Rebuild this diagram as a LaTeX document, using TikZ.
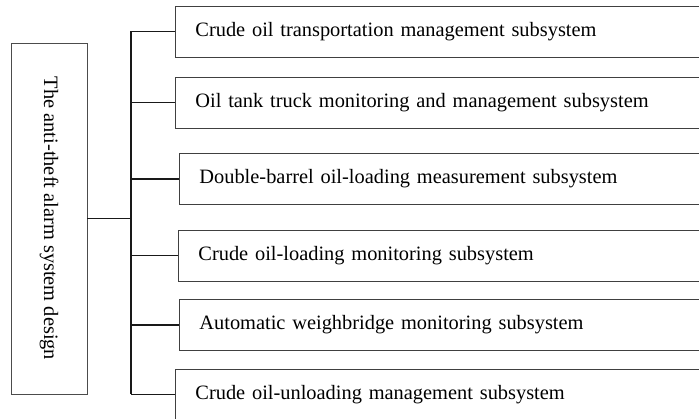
\documentclass[tikz,border=0pt]{standalone}
\usepackage{fontspec}
\setmainfont{Liberation Serif}
\usetikzlibrary{positioning}

\begin{document}
\begin{tikzpicture}[x=1pt,y=-1pt,
    sub/.style={draw=black!75,line width=0.8pt,anchor=west,minimum height=51pt,text width=600pt,inner xsep=20pt,align=left,font=\fontsize{20.4}{24}\selectfont},
    design/.style={draw=black!70,line width=0.8pt,minimum width=351pt,minimum height=76pt,rotate=-90,font=\fontsize{20.4}{24}\selectfont},
    link/.style={draw=black!90,line width=1.1pt}]
    \useasboundingbox (0,0) rectangle (699,419);
    \clip (0,0) rectangle (699,419);
    \node[design] (Design) at (49,218.5) {The anti-theft alarm system design};
    %
    \node[sub] (Transport) at (175,31.5) {Crude oil transportation management subsystem};
    \node[sub] (Truck) at (175,102.5) {Oil tank truck monitoring and management subsystem};
    \node[sub] (Barrel) at (179,179) {Double-barrel oil-loading measurement subsystem};
    \node[sub] (Loading) at (178,255.5) {Crude oil-loading monitoring subsystem};
    \node[sub] (Weigh) at (179,325) {Automatic weighbridge monitoring subsystem};
    \node[sub] (Unloading) at (175,394.5) {Crude oil-unloading management subsystem};
    %
    \coordinate (fork) at (131,218.5);
    \draw[link] (Design.north) -- (fork);
    \draw[link] (Transport.west -| fork) -- (Unloading.west -| fork);
    \foreach \n in {Transport,Truck,Barrel,Loading,Weigh,Unloading}
        \draw[link] (\n.west -| fork) -- (\n.west);
\end{tikzpicture}
\end{document}
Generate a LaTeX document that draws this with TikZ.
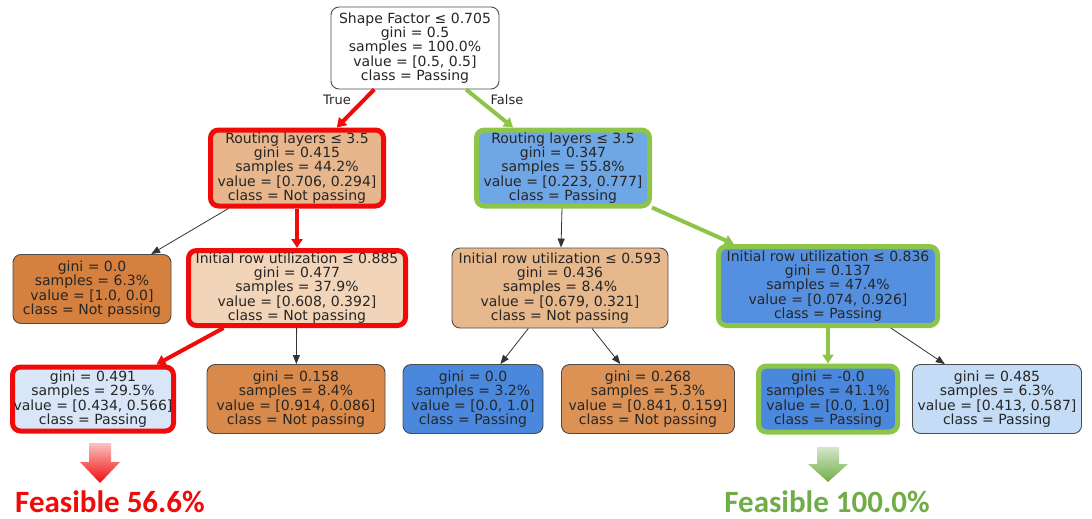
\documentclass[tikz,border=0pt]{standalone}
\usepackage{fontspec}
\setmainfont{DejaVu Sans}
\newfontfamily\feasfont{Carlito}
\usetikzlibrary{arrows.meta}

\definecolor{orgfull}{RGB}{213,128,62}
\definecolor{orgrl}{RGB}{232,182,140}
\definecolor{orgia}{RGB}{242,212,184}
\definecolor{orgib}{RGB}{231,184,140}
\definecolor{orgla}{RGB}{217,138,74}
\definecolor{orglb}{RGB}{221,146,85}
\definecolor{blurr}{RGB}{111,166,230}
\definecolor{bluic}{RGB}{85,144,224}
\definecolor{blufull}{RGB}{74,136,222}
\definecolor{blula}{RGB}{216,230,248}
\definecolor{blulb}{RGB}{196,220,245}
\definecolor{pathred}{RGB}{240,10,10}
\definecolor{pathgreen}{RGB}{141,197,73}
\definecolor{feasgreen}{RGB}{112,173,71}

\begin{document}
\begin{tikzpicture}[x=1pt, y=-1pt,
    treenode/.style={draw=black!70, line width=0.9pt, rounded corners=8pt, align=center,
        inner sep=0pt, text=black!85, font=\fontsize{14}{14.3}\selectfont, minimum height=81},
    leafnode/.style={treenode, minimum height=69},
    redpick/.style={draw=pathred, line width=5pt},
    greenpick/.style={draw=pathgreen, line width=5pt},
    edge/.style={draw=black!80, line width=0.8pt, -{Triangle[length=9pt,width=7pt]}},
    rededge/.style={draw=pathred, line width=4pt, -{Triangle[length=9pt,width=11pt]}},
    greenedge/.style={draw=pathgreen, line width=4pt, -{Triangle[length=9pt,width=11pt]}},
    feasible/.style={font=\feasfont\bfseries\fontsize{31}{34}\selectfont}]

    % Fix the page size
    \useasboundingbox (0,0) rectangle (1092,519);

    % Root
    \node[treenode, fill=white, minimum width=168, minimum height=82] (root) at (415,48)
        {Shape Factor ≤ 0.705\\gini = 0.5\\samples = 100.0\%\\value = [0.5, 0.5]\\class = Passing};

    % Second level
    \node[treenode, redpick, fill=orgrl, minimum width=173, minimum height=76] (rl) at (297,168)
        {Routing layers ≤ 3.5\\gini = 0.415\\samples = 44.2\%\\value = [0.706, 0.294]\\class = Not passing};
    \node[treenode, greenpick, fill=blurr, minimum width=173, minimum height=76] (rr) at (563,168)
        {Routing layers ≤ 3.5\\gini = 0.347\\samples = 55.8\%\\value = [0.223, 0.777]\\class = Passing};

    % Third level
    \node[leafnode, fill=orgfull, minimum width=158] (la) at (92,289)
        {gini = 0.0\\samples = 6.3\%\\value = [1.0, 0.0]\\class = Not passing};
    \node[treenode, redpick, fill=orgia, minimum width=217, minimum height=75] (ia) at (297,288)
        {Initial row utilization ≤ 0.885\\gini = 0.477\\samples = 37.9\%\\value = [0.608, 0.392]\\class = Not passing};
    \node[treenode, fill=orgib, minimum width=216, minimum height=80] (ib) at (560,288)
        {Initial row utilization ≤ 0.593\\gini = 0.436\\samples = 8.4\%\\value = [0.679, 0.321]\\class = Not passing};
    \node[treenode, greenpick, fill=bluic, minimum width=219, minimum height=79] (ic) at (828,286)
        {Initial row utilization ≤ 0.836\\gini = 0.137\\samples = 47.4\%\\value = [0.074, 0.926]\\class = Passing};

    % Leaves
    \node[leafnode, redpick, fill=blula, minimum width=161, minimum height=64] (lb) at (93,399)
        {gini = 0.491\\samples = 29.5\%\\value = [0.434, 0.566]\\class = Passing};
    \node[leafnode, fill=orgla, minimum width=178] (lc) at (296,399)
        {gini = 0.158\\samples = 8.4\%\\value = [0.914, 0.086]\\class = Not passing};
    \node[leafnode, fill=blufull, minimum width=140] (ld) at (473,399)
        {gini = 0.0\\samples = 3.2\%\\value = [0.0, 1.0]\\class = Passing};
    \node[leafnode, fill=orglb, minimum width=173] (le) at (648,399)
        {gini = 0.268\\samples = 5.3\%\\value = [0.841, 0.159]\\class = Not passing};
    \node[leafnode, greenpick, fill=blufull, minimum width=139, minimum height=66] (lf) at (828,399)
        {gini = -0.0\\samples = 41.1\%\\value = [0.0, 1.0]\\class = Passing};
    \node[leafnode, fill=blulb, minimum width=169] (lg) at (997,399)
        {gini = 0.485\\samples = 6.3\%\\value = [0.413, 0.587]\\class = Passing};

    % Edges
    \draw[rededge] (root) -- (rl);
    \draw[greenedge] (root) -- (rr);
    \draw[edge] (rl) -- (la);
    \draw[rededge] (rl) -- (ia);
    \draw[edge] (rr) -- (ib);
    \draw[greenedge] (rr) -- (ic);
    \draw[rededge] (ia) -- (lb);
    \draw[edge] (ia) -- (lc);
    \draw[edge] (ib) -- (ld);
    \draw[edge] (ib) -- (le);
    \draw[greenedge] (ic) -- (lf);
    \draw[edge] (ic) -- (lg);

    % Edge labels
    \node[text=black!85, font=\fontsize{13}{14}\selectfont] (truelbl) at (337,100) {True};
    \node[text=black!85, font=\fontsize{13}{14}\selectfont] (falselbl) at (507,100) {False};

    % Block arrows
    \shade[top color=pathred!25, bottom color=pathred] (89,443) -- (111,443) -- (111,462)
        -- (120,462) -- (100,483) -- (80,462) -- (89,462) -- cycle;
    \shade[top color=feasgreen!30, bottom color=feasgreen] (817,447) -- (839,447) -- (839,464)
        -- (848,464) -- (828,482) -- (808,464) -- (817,464) -- cycle;

    % Results
    \node[feasible, text=pathred] (feasred) at (110,502) {Feasible 56.6\%};
    \node[feasible, text=feasgreen] (feasgrn) at (827,502) {Feasible 100.0\%};

\end{tikzpicture}
\end{document}
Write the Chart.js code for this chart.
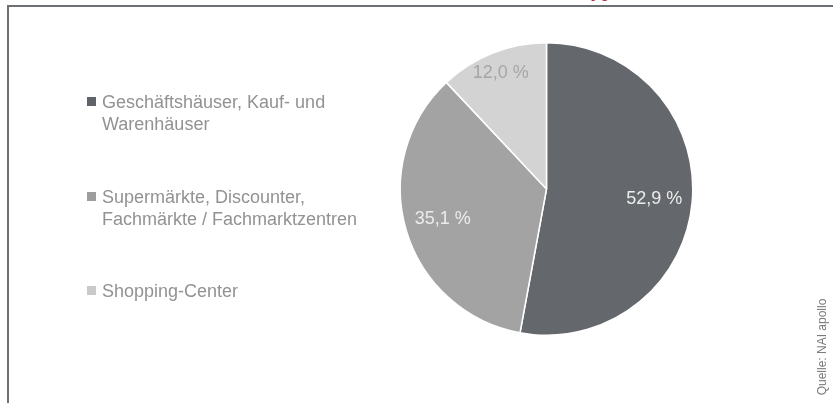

——

From the data above, pick out each line containing "LaTeX" and copy it.

◆ WRITTEN REPLY ◆
Rebuild this diagram as a LaTeX document, using TikZ.
Generate a LaTeX document that draws this with TikZ.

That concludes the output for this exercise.